-- DATA SECTION --
_____

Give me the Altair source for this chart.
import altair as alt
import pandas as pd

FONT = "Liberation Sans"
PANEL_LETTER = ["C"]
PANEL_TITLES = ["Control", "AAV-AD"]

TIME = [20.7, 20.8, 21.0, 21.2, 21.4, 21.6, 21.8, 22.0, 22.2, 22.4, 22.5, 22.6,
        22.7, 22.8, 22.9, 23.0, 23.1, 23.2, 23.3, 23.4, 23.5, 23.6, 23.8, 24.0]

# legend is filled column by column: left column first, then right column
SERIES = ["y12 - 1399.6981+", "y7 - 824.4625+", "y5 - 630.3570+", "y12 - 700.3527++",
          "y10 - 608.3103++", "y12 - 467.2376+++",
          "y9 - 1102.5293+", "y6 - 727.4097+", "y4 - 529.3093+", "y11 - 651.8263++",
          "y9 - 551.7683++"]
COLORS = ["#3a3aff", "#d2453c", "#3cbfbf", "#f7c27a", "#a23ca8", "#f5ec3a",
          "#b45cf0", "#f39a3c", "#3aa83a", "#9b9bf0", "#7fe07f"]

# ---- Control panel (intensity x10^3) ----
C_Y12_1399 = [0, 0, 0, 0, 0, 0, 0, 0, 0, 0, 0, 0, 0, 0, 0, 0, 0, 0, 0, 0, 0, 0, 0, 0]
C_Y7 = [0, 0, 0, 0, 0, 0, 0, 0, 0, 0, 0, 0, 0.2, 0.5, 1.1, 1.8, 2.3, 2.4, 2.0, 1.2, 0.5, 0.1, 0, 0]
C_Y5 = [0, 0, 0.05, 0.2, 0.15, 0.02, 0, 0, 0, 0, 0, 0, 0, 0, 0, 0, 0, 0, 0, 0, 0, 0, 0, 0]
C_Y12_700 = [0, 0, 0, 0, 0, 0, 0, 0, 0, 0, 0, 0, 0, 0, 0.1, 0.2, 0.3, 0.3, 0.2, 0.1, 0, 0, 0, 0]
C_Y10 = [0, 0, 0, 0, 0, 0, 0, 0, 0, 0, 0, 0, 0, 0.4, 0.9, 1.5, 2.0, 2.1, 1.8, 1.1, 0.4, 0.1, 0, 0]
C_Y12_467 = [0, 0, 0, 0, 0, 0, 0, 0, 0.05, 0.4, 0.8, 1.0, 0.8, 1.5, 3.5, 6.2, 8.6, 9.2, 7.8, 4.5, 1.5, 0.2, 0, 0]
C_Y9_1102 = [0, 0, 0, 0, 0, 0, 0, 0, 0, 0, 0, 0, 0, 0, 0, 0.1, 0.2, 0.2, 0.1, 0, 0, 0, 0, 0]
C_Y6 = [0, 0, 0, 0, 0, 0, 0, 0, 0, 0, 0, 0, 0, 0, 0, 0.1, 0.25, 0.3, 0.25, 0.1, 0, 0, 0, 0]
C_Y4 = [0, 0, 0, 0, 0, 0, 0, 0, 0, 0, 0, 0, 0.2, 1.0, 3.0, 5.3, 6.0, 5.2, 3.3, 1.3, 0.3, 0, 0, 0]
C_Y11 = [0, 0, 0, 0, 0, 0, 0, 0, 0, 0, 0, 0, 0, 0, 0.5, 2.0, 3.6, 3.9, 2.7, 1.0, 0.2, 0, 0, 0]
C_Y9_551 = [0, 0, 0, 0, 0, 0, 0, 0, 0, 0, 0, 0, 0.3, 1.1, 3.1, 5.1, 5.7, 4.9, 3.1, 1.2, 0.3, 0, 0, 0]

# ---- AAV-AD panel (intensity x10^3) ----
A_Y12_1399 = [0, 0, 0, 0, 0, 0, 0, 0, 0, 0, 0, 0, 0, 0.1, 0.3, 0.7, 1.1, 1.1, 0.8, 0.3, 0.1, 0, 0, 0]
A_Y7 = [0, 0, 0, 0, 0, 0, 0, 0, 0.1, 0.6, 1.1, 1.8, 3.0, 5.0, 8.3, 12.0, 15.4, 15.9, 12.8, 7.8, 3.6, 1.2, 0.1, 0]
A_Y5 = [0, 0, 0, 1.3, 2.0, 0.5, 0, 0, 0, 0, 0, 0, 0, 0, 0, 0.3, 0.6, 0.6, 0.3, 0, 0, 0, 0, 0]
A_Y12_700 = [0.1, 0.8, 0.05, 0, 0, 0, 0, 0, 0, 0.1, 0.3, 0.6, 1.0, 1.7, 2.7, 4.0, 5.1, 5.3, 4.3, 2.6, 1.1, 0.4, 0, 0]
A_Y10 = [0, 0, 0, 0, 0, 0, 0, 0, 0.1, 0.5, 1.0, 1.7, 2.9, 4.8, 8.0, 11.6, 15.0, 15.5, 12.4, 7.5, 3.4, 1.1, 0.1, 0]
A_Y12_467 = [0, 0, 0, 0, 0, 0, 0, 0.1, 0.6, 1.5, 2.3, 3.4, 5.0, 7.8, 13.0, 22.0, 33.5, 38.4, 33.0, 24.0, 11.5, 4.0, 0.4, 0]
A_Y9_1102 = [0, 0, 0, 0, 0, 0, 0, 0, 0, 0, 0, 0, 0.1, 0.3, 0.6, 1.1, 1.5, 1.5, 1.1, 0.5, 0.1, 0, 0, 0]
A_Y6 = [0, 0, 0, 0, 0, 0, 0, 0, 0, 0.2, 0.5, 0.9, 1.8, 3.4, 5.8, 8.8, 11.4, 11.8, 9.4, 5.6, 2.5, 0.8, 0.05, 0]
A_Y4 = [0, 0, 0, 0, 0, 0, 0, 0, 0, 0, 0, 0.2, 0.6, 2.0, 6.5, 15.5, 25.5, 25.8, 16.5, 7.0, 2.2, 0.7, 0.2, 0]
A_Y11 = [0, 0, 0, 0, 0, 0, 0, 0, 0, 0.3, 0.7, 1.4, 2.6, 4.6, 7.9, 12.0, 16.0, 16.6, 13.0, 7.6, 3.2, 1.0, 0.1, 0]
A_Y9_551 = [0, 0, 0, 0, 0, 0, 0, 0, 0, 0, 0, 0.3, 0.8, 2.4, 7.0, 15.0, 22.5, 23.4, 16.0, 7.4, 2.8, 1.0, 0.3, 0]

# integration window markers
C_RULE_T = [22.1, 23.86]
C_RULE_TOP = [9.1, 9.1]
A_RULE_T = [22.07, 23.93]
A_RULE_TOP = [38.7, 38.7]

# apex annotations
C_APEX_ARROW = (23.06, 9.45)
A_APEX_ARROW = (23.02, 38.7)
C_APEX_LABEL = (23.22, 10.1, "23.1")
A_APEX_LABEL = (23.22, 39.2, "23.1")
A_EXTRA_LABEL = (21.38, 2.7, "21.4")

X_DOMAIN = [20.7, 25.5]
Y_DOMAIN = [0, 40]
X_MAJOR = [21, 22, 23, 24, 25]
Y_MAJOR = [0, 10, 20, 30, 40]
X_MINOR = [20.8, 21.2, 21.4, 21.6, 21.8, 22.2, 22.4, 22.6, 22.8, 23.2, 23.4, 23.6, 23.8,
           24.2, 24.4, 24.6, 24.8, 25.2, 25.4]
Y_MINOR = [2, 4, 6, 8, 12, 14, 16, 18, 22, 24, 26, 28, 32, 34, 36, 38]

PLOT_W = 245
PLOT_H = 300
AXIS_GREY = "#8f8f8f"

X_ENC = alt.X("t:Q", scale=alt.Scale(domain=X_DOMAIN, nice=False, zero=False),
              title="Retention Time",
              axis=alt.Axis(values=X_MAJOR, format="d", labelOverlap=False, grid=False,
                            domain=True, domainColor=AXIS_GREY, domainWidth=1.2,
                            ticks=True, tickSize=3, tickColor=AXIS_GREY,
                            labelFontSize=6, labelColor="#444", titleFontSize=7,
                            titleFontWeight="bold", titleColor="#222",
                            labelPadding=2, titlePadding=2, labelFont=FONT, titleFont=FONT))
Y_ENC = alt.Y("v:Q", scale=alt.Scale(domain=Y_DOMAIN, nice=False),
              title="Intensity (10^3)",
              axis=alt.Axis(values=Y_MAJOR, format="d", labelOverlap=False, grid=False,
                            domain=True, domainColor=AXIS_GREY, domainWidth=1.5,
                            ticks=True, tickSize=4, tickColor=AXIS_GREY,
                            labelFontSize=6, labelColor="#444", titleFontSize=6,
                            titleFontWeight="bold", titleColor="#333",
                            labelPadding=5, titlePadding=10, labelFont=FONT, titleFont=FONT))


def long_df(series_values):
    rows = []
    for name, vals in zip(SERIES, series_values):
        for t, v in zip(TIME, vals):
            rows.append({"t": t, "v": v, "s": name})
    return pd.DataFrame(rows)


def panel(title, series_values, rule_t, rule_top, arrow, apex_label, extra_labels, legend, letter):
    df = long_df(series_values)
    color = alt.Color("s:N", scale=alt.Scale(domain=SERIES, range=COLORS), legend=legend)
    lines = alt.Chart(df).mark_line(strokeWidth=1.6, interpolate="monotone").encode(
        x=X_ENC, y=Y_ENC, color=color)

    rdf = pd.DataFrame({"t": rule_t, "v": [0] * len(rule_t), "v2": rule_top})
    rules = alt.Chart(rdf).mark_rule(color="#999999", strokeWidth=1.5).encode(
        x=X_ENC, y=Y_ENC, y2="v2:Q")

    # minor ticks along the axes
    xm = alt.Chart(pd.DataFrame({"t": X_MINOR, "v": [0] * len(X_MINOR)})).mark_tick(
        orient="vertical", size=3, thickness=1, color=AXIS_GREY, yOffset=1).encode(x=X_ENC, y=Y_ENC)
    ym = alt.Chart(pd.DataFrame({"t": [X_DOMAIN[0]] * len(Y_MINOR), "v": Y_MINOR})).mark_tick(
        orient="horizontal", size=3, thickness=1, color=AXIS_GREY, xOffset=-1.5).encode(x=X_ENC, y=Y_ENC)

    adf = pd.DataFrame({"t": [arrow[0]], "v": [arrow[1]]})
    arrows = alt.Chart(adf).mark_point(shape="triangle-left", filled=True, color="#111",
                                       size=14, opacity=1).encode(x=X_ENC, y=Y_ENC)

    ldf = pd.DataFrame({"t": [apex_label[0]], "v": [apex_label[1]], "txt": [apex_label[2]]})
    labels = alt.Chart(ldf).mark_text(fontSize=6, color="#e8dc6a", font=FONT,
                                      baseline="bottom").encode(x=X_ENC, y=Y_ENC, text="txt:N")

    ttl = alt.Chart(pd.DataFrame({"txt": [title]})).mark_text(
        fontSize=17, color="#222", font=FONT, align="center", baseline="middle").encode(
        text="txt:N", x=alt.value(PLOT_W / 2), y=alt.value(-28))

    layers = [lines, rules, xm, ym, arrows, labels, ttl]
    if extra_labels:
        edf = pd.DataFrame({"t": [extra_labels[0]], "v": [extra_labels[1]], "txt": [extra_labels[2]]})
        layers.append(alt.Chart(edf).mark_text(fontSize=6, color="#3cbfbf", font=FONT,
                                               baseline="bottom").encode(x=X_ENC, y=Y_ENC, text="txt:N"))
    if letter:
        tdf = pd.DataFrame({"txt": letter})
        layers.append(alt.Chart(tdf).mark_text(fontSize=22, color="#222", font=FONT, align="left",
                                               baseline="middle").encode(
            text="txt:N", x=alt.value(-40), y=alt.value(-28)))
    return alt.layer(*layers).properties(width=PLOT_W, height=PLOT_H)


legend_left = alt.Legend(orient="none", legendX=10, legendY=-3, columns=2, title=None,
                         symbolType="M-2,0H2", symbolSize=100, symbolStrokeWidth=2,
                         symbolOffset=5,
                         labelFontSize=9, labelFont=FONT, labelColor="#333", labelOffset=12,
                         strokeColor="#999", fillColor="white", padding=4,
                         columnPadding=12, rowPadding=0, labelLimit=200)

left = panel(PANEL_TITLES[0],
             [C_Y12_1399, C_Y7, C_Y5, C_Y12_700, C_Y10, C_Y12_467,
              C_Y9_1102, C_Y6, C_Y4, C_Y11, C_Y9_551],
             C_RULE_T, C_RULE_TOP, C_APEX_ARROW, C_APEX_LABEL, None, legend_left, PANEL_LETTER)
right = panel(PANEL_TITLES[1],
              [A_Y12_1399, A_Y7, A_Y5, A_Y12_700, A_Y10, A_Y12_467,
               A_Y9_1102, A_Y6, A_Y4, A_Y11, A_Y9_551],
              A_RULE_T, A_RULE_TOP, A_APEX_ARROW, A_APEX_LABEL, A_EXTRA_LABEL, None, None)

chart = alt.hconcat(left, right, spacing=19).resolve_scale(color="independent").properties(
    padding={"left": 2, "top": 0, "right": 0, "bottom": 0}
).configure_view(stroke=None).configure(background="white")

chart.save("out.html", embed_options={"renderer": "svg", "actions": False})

_____

-- THE EXERCISE --
Reproduce verbatim only this range: the first line of the material through the line that contains "23.6, 23.8, 24.0]", inclusive.

-- EXPECTED ANSWER --
Give me the Altair source for this chart.
import altair as alt
import pandas as pd

FONT = "Liberation Sans"
PANEL_LETTER = ["C"]
PANEL_TITLES = ["Control", "AAV-AD"]

TIME = [20.7, 20.8, 21.0, 21.2, 21.4, 21.6, 21.8, 22.0, 22.2, 22.4, 22.5, 22.6,
        22.7, 22.8, 22.9, 23.0, 23.1, 23.2, 23.3, 23.4, 23.5, 23.6, 23.8, 24.0]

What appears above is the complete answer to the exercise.